Begin

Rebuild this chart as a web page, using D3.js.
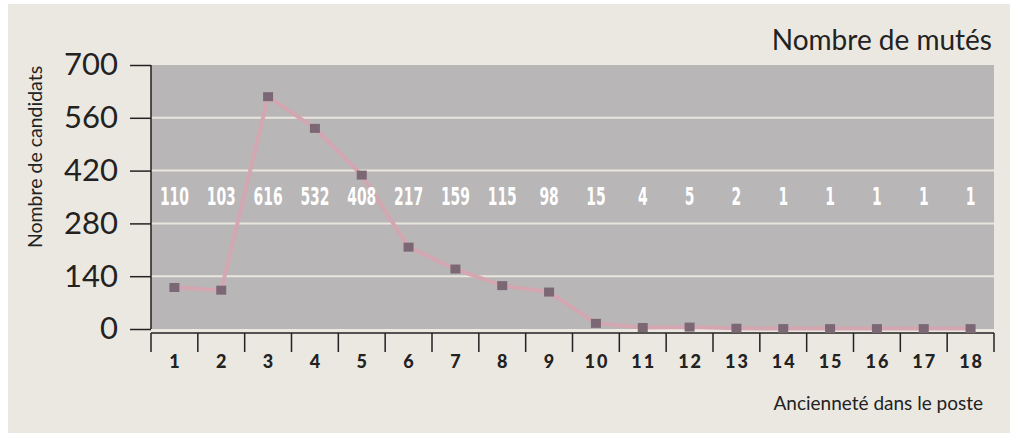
<!DOCTYPE html>
<html><head><meta charset="utf-8">
<script src="https://cdn.jsdelivr.net/npm/d3@7"></script>
<style>
html,body{margin:0;padding:0;background:#fff;}
svg{display:block;}
</style>
</head><body>
<svg id="chart" width="1012" height="433"></svg>
<script>
const categories = ["1","2","3","4","5","6","7","8","9","10","11","12","13","14","15","16","17","18"];
const values = [110,103,616,532,408,217,159,115,98,15,4,5,2,1,1,1,1,1];
const yTicks = [0,140,280,420,560,700];
const title = "Nombre de mutés";
const yTitle = "Nombre de candidats";
const xTitle = "Ancienneté dans le poste";

(function(){
const svg = d3.select("#chart");
const pL = 151, pR = 994, pT = 65, pB = 329;

svg.append("rect").attr("x",8).attr("y",4).attr("width",1002).attr("height",429).attr("fill","#ebe8e1");

const x = d3.scaleBand().domain(categories).range([pL,pR]).padding(0);
const y = d3.scaleLinear().domain([0,700]).range([pB,pT]);

// plot background
svg.append("rect").attr("x",pL).attr("y",pT).attr("width",pR-pL).attr("height",pB-pT).attr("fill","#b8b6b7");

// gridlines
svg.append("g").selectAll("line").data(yTicks.filter(d=>d>0&&d<700)).join("line")
  .attr("x1",pL).attr("x2",pR).attr("y1",d=>y(d)).attr("y2",d=>y(d))
  .attr("stroke","#e9e6de").attr("stroke-width",2);

// y axis
const yAxis = svg.append("g").attr("transform",`translate(${pL},0)`)
  .call(d3.axisLeft(y).tickValues(yTicks).tickSize(21).tickPadding(12));
yAxis.select(".domain").attr("stroke","#222").attr("stroke-width",1.5).attr("d",`M0,${pT}V${pB}`);
yAxis.selectAll(".tick line").attr("stroke","#222").attr("stroke-width",1.5);
yAxis.selectAll(".tick text").attr("fill","#222").attr("font-family","Lato, 'Open Sans', sans-serif")
  .attr("font-weight",400).attr("font-size",31);

// x axis
const xAxisY = 333;
const xg = svg.append("g").attr("transform",`translate(0,${xAxisY})`);
xg.append("line").attr("x1",pL).attr("x2",pR).attr("y1",0).attr("y2",0).attr("stroke","#222").attr("stroke-width",1.5);
const bounds = categories.map(c=>x(c)).concat([pR]);
xg.selectAll("line.t").data(bounds).join("line").attr("class","t")
  .attr("x1",d=>d).attr("x2",d=>d).attr("y1",0).attr("y2",19).attr("stroke","#222").attr("stroke-width",1.5);
xg.selectAll("text").data(categories).join("text")
  .attr("x",d=>x(d)+x.bandwidth()/2+1).attr("y",35)
  .attr("text-anchor","middle").attr("fill","#222")
  .attr("font-family","Lato, 'Open Sans', sans-serif").attr("font-weight",900).attr("font-size",18)
  .attr("letter-spacing",2)
  .text(d=>d);

// line
const line = d3.line().x((d,i)=>x(categories[i])+x.bandwidth()/2).y(d=>y(d));
svg.append("path").datum(values).attr("d",line).attr("fill","none")
  .attr("stroke","#d4a6b1").attr("stroke-width",4).attr("stroke-linejoin","round");

// markers
svg.append("g").selectAll("rect").data(values).join("rect")
  .attr("x",(d,i)=>x(categories[i])+x.bandwidth()/2-5).attr("y",d=>y(d)-4.5)
  .attr("width",10).attr("height",9).attr("fill","#7b6874");

// value labels (condensed)
svg.append("g").selectAll("text").data(values).join("text")
  .attr("transform",(d,i)=>`translate(${x(categories[i])+x.bandwidth()/2},205) scale(0.58,1)`)
  .attr("text-anchor","middle").attr("fill","#ffffff")
  .attr("font-family","'DejaVu Sans',sans-serif")
  .attr("font-weight",700).attr("font-size",24)
  .text(d=>d);

// titles
svg.append("text").attr("x",992).attr("y",50).attr("text-anchor","end")
  .attr("font-family","Lato, 'Open Sans', sans-serif").attr("font-weight",400).attr("font-size",28)
  .attr("fill","#222").text(title);
svg.append("text").attr("transform",`translate(42,157) rotate(-90)`).attr("text-anchor","middle")
  .attr("font-family","Lato, 'Open Sans', sans-serif").attr("font-weight",400).attr("font-size",19.5)
  .attr("fill","#222").text(yTitle);
svg.append("text").attr("x",983).attr("y",410).attr("text-anchor","end")
  .attr("font-family","Lato, 'Open Sans', sans-serif").attr("font-weight",400).attr("font-size",19)
  .attr("fill","#222").text(xTitle);
})();
</script>
</body></html>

End

*Short exercise*
Give every line back word for word and leave the pictures out.

*The reply*
Rebuild this chart as a web page, using D3.js.
<!DOCTYPE html>
<html><head><meta charset="utf-8">
<script src="https://cdn.jsdelivr.net/npm/d3@7"></script>
<style>
html,body{margin:0;padding:0;background:#fff;}
svg{display:block;}
</style>
</head><body>
<svg id="chart" width="1012" height="433"></svg>
<script>
const categories = ["1","2","3","4","5","6","7","8","9","10","11","12","13","14","15","16","17","18"];
const values = [110,103,616,532,408,217,159,115,98,15,4,5,2,1,1,1,1,1];
const yTicks = [0,140,280,420,560,700];
const title = "Nombre de mutés";
const yTitle = "Nombre de candidats";
const xTitle = "Ancienneté dans le poste";

(function(){
const svg = d3.select("#chart");
const pL = 151, pR = 994, pT = 65, pB = 329;

svg.append("rect").attr("x",8).attr("y",4).attr("width",1002).attr("height",429).attr("fill","#ebe8e1");

const x = d3.scaleBand().domain(categories).range([pL,pR]).padding(0);
const y = d3.scaleLinear().domain([0,700]).range([pB,pT]);

// plot background
svg.append("rect").attr("x",pL).attr("y",pT).attr("width",pR-pL).attr("height",pB-pT).attr("fill","#b8b6b7");

// gridlines
svg.append("g").selectAll("line").data(yTicks.filter(d=>d>0&&d<700)).join("line")
  .attr("x1",pL).attr("x2",pR).attr("y1",d=>y(d)).attr("y2",d=>y(d))
  .attr("stroke","#e9e6de").attr("stroke-width",2);

// y axis
const yAxis = svg.append("g").attr("transform",`translate(${pL},0)`)
  .call(d3.axisLeft(y).tickValues(yTicks).tickSize(21).tickPadding(12));
yAxis.select(".domain").attr("stroke","#222").attr("stroke-width",1.5).attr("d",`M0,${pT}V${pB}`);
yAxis.selectAll(".tick line").attr("stroke","#222").attr("stroke-width",1.5);
yAxis.selectAll(".tick text").attr("fill","#222").attr("font-family","Lato, 'Open Sans', sans-serif")
  .attr("font-weight",400).attr("font-size",31);

// x axis
const xAxisY = 333;
const xg = svg.append("g").attr("transform",`translate(0,${xAxisY})`);
xg.append("line").attr("x1",pL).attr("x2",pR).attr("y1",0).attr("y2",0).attr("stroke","#222").attr("stroke-width",1.5);
const bounds = categories.map(c=>x(c)).concat([pR]);
xg.selectAll("line.t").data(bounds).join("line").attr("class","t")
  .attr("x1",d=>d).attr("x2",d=>d).attr("y1",0).attr("y2",19).attr("stroke","#222").attr("stroke-width",1.5);
xg.selectAll("text").data(categories).join("text")
  .attr("x",d=>x(d)+x.bandwidth()/2+1).attr("y",35)
  .attr("text-anchor","middle").attr("fill","#222")
  .attr("font-family","Lato, 'Open Sans', sans-serif").attr("font-weight",900).attr("font-size",18)
  .attr("letter-spacing",2)
  .text(d=>d);

// line
const line = d3.line().x((d,i)=>x(categories[i])+x.bandwidth()/2).y(d=>y(d));
svg.append("path").datum(values).attr("d",line).attr("fill","none")
  .attr("stroke","#d4a6b1").attr("stroke-width",4).attr("stroke-linejoin","round");

// markers
svg.append("g").selectAll("rect").data(values).join("rect")
  .attr("x",(d,i)=>x(categories[i])+x.bandwidth()/2-5).attr("y",d=>y(d)-4.5)
  .attr("width",10).attr("height",9).attr("fill","#7b6874");

// value labels (condensed)
svg.append("g").selectAll("text").data(values).join("text")
  .attr("transform",(d,i)=>`translate(${x(categories[i])+x.bandwidth()/2},205) scale(0.58,1)`)
  .attr("text-anchor","middle").attr("fill","#ffffff")
  .attr("font-family","'DejaVu Sans',sans-serif")
  .attr("font-weight",700).attr("font-size",24)
  .text(d=>d);

// titles
svg.append("text").attr("x",992).attr("y",50).attr("text-anchor","end")
  .attr("font-family","Lato, 'Open Sans', sans-serif").attr("font-weight",400).attr("font-size",28)
  .attr("fill","#222").text(title);
svg.append("text").attr("transform",`translate(42,157) rotate(-90)`).attr("text-anchor","middle")
  .attr("font-family","Lato, 'Open Sans', sans-serif").attr("font-weight",400).attr("font-size",19.5)
  .attr("fill","#222").text(yTitle);
svg.append("text").attr("x",983).attr("y",410).attr("text-anchor","end")
  .attr("font-family","Lato, 'Open Sans', sans-serif").attr("font-weight",400).attr("font-size",19)
  .attr("fill","#222").text(xTitle);
})();
</script>
</body></html>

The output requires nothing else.